The arbitrator found that Jones had often offered false explanations for his conduct or wrongly blamed others. Citing his "limited credibility and his unwillingness to assume responsibility," the arbitrator called him "unwilling or unable to improve the quality of his service." Then, the arbitrator turned the case on its head to consider what was best for Jones, not for his students.
Saying he was "not prepared to state that [Jones] is beyond remediation," the arbitrator suspended him for a year. "Perhaps, when he returns from suspension, if his class control is effective, [Jones] will be better able to accept supervision and to assume responsibility."
The damage Jones inflicted by depriving children of quality instruction was irrelevant, as was his dishonesty, as were three years of work by officials, as was the likelihood that more kids would be shortchanged in his classes. What counted was that, maybe, Jones would figure out how to teach before he went back on the payroll.
How bad do teachers have to be for an arbitrator to okay dismissal?

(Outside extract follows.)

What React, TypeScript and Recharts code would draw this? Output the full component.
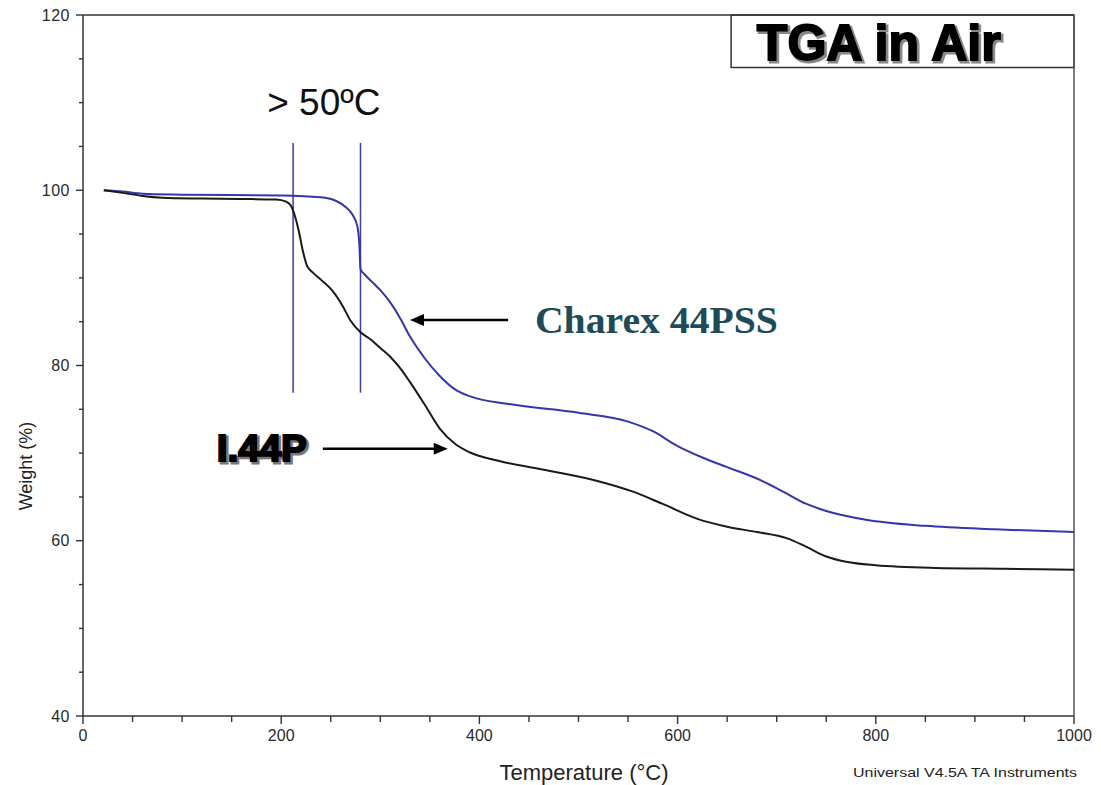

They must lack the most fundamental skills - such as the ability to spell and explain arithmetic - despite years of remedial help.
Ms. Green was one such first-grade teacher. With 12 years on the job, Green was written up in 1996 for not being able to control her classroom and in 2000 for poor questioning techniques and planning. Green transferred to a school where administrators found her severely deficient. Over the next three years, they observed Green in class and brought in a "buddy teacher" and two reading specialists to help Green improve. She didn't.
An arbitrator found that children were often unruly in Green's class and that she didn't know how to use basic teaching aids, such as blocks designed to help kids understand number concepts. Over and over, Green proved unable to apply the aids that her students were expected to master. The arbitrator also said she misspelled the word "climbed" as "climed" and told students they should sound out the letter "h" in the word "rhino" and didn't correctly accent the syllables in the word "every."
And so, in approving Green's dismissal, the arbitrator set the bar: Teachers who can't spell common words or use first-grade counting cubes are out. All others can rest easy and collect their checks.